Max Flow in Powerhead Mode: 110GPH
Max Flow in Circulation Mode: 500GPH
Max Head Height in Utility Mode: 3'

Is this enough flow as a replacement for my koralia 425 nano for my 29g biocube? Seems like it adds 75gph extra for circulation vs the 425. too much?



> Maxi-Jet Pro 400 Powerhead J&L Aquatics uses and endorses this product!
> 
> Maxi-Jet Pro 400 Powerhead
> 
> ...


----------



## altcharacter (Jan 10, 2011)

No...just...NO!!!
Don't ever use a MJ as a powerhead in a saltwater tank....just...no! 
I think I am biased....

The MJ does a better job as a general workhorse pump than a powerhead since there are alot of drawbacks to it being in a tank. 
First...it's bulky and big when setup as a powerhead
Next...it's loud!!
Then...a powerhead gets its water from all around the impeller, reducing the incoming suction. A MJ has a smaller hole to suck water in and that hole might get clogged by a snail or other critter
Lastly...The flow pattern on a MJ isn't really the best.
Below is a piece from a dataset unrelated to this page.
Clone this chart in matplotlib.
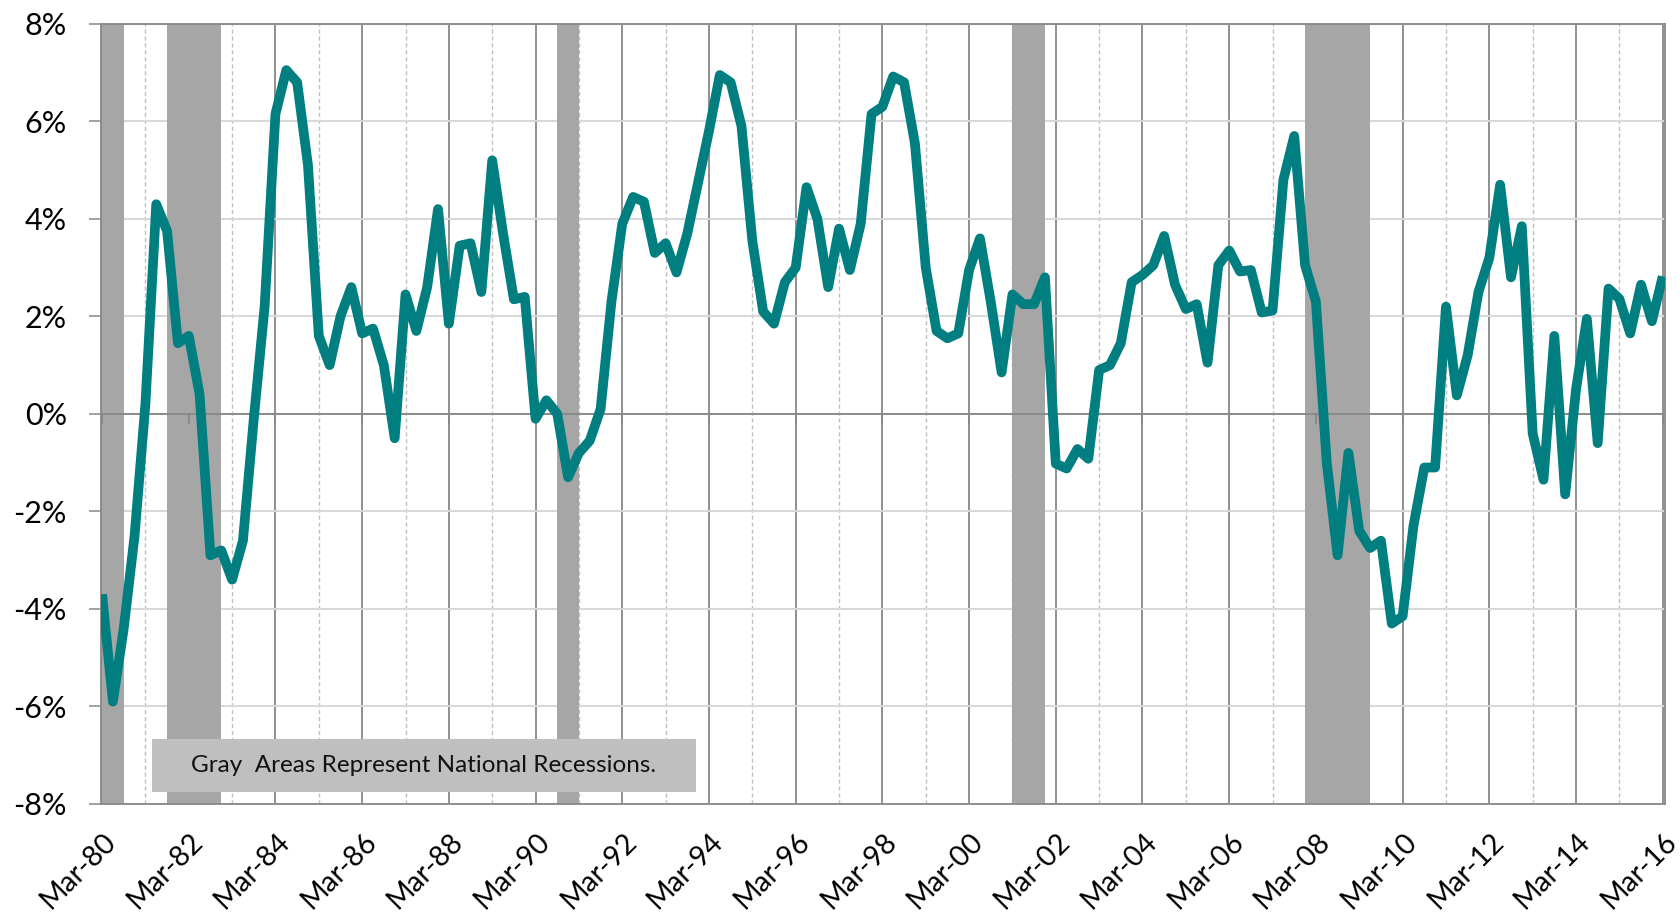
import matplotlib
matplotlib.use('Agg')
import matplotlib.pyplot as plt
import matplotlib.transforms as mtransforms
import numpy as np
import pandas as pd
from matplotlib.patches import Rectangle

# quarterly growth, % (Mar-80 .. Mar-16)
growth_1980s = [-3.7, -5.9, -4.4, -2.5, 0.2, 4.3, 3.75, 1.45, 1.6, 0.4,
                -2.9, -2.8, -3.4, -2.6, -0.1, 2.2, 6.15, 7.05, 6.8, 5.1,
                1.6, 1.0, 2.0, 2.6, 1.65, 1.75, 1.0, -0.5, 2.45, 1.7,
                2.6, 4.2, 1.85, 3.45, 3.5, 2.5, 5.2, 3.7, 2.35, 2.4]
growth_1990s = [-0.1, 0.28, 0.0, -1.3, -0.8, -0.55, 0.1, 2.3, 3.9, 4.45,
                4.35, 3.3, 3.5, 2.9, 3.7, 4.75, 5.8, 6.95, 6.8, 5.9,
                3.55, 2.1, 1.85, 2.7, 3.0, 4.65, 4.0, 2.6, 3.8, 2.95,
                3.9, 6.15, 6.3, 6.92, 6.8, 5.55, 3.0, 1.7, 1.55, 1.65]
growth_2000s = [2.95, 3.6, 2.3, 0.85, 2.45, 2.25, 2.25, 2.8, -1.02, -1.12,
                -0.72, -0.92, 0.9, 1.0, 1.45, 2.7, 2.85, 3.05, 3.65, 2.65,
                2.15, 2.25, 1.05, 3.05, 3.35, 2.92, 2.95, 2.08, 2.12, 4.8,
                5.7, 3.05, 2.3, -1.0, -2.9, -0.8, -2.4, -2.75, -2.6, -4.3]
growth_2010s = [-4.15, -2.3, -1.1, -1.1, 2.2, 0.38, 1.2, 2.5, 3.2, 4.7,
                2.8, 3.85, -0.4, -1.35, 1.6, -1.65, 0.5, 1.95, -0.6, 2.57,
                2.36, 1.65, 2.65, 1.9, 2.82]

recession_start = ['1980Q1', '1981Q3', '1990Q3', '2001Q1', '2007Q4']
recession_end = ['1980Q3', '1982Q4', '1991Q1', '2001Q4', '2009Q2']

y_ticks = [-8, -6, -4, -2, 0, 2, 4, 6, 8]
note = 'Gray  Areas Represent National Recessions.'

growth = np.array(growth_1980s + growth_1990s + growth_2000s + growth_2010s)
quarters = pd.period_range('1980Q1', periods=len(growth), freq='Q')
pos = np.arange(len(quarters))
qpos = {str(q): i for i, q in enumerate(quarters)}

plt.rcParams['font.family'] = ['Lato', 'DejaVu Sans']

GRID_DARK = '#878787'
TEAL = '#007E80'

fig = plt.figure(figsize=(16.8, 9.16), dpi=100)
ax = fig.add_axes([0.0601, 0.1223, 0.9309, 0.8517])
ax.set_axisbelow(True)

# recession bands
for s, e in zip(recession_start, recession_end):
    ax.axvspan(qpos[s], qpos[e], color='#A6A6A6', lw=0, zorder=1)

ax.plot(pos, growth, color=TEAL, lw=7, solid_joinstyle='round',
        solid_capstyle='butt', zorder=4)

major = pos[::8]
minor = pos[4::8]
ax.set_xticks(major)
ax.set_xticks(minor, minor=True)
ax.set_xticklabels([q.strftime('%b-%y') for q in quarters[::8]],
                   rotation=45, ha='right', va='center',
                   rotation_mode='anchor', fontsize=20.5)
ax.tick_params(axis='x', which='both', length=0, pad=24)
# nudge rotated labels right, like Excel does
shift = mtransforms.ScaledTranslation(0.1, 0, fig.dpi_scale_trans)
for lbl in ax.get_xticklabels():
    lbl.set_transform(lbl.get_transform() + shift)

ax.set_yticks(y_ticks)
ax.set_yticklabels([f'{v}%' for v in y_ticks], fontsize=22)
ax.tick_params(axis='y', length=8.6, width=1.1, color=GRID_DARK, pad=16)

ax.grid(axis='y', color='#D9D9D9', lw=1.5)
ax.grid(axis='x', which='major', color=GRID_DARK, lw=1.3)
ax.grid(axis='x', which='minor', color='#C0C0C0', lw=1.0, ls=(0, (3, 2)))

ax.set_xlim(-0.1, len(growth) - 0.8)
ax.set_ylim(-8, 8)

for sp in ax.spines.values():
    sp.set_color(GRID_DARK)
    sp.set_linewidth(1.3)

# zero axis with crossing tick marks
ax.axhline(0, color=GRID_DARK, lw=1.3, zorder=2)
ax.vlines(major, -0.2, 0, color=GRID_DARK, lw=1.3, zorder=2)

# note box
ax.add_patch(Rectangle((0.0326, 0.0154), 0.3478, 0.0679, transform=ax.transAxes,
                       facecolor='#BFBFBF', edgecolor='none', zorder=5))
ax.text(0.2065, 0.0493, note, transform=ax.transAxes, ha='center', va='center',
        fontsize=17.5, color='#111111', zorder=6)

fig.savefig('out.png', dpi=100)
I would stick with a real powerhead and not a mutli-functional pump.


----------



## PACMAN (Mar 4, 2010)

DOH! already placed the order.

But to be honest, it will be a backup to my Koralia Nano 425. I think this will be better suited to mixing saltwater and pumping my saltwater into the tank (I go small bucket by small bucket right now).



altcharacter said:


> No...just...NO!!!
> Don't ever use a MJ as a powerhead in a saltwater tank....just...no!
> I think I am biased....
> 
> ...


----------



## notclear (Nov 5, 2011)

Don't buy MJ manufactured by Marineland which is actually made in China. Very loud when it is used with a reactor (i.e. with restricted flow). The one by Cobalt is the original made in Italy - dead silent!


----------



## Flexin5 (Nov 12, 2011)

my MJ work horse is great for mixing salt/pumping water etc. I have one on the frag tank for a powerhead and it works well.


----------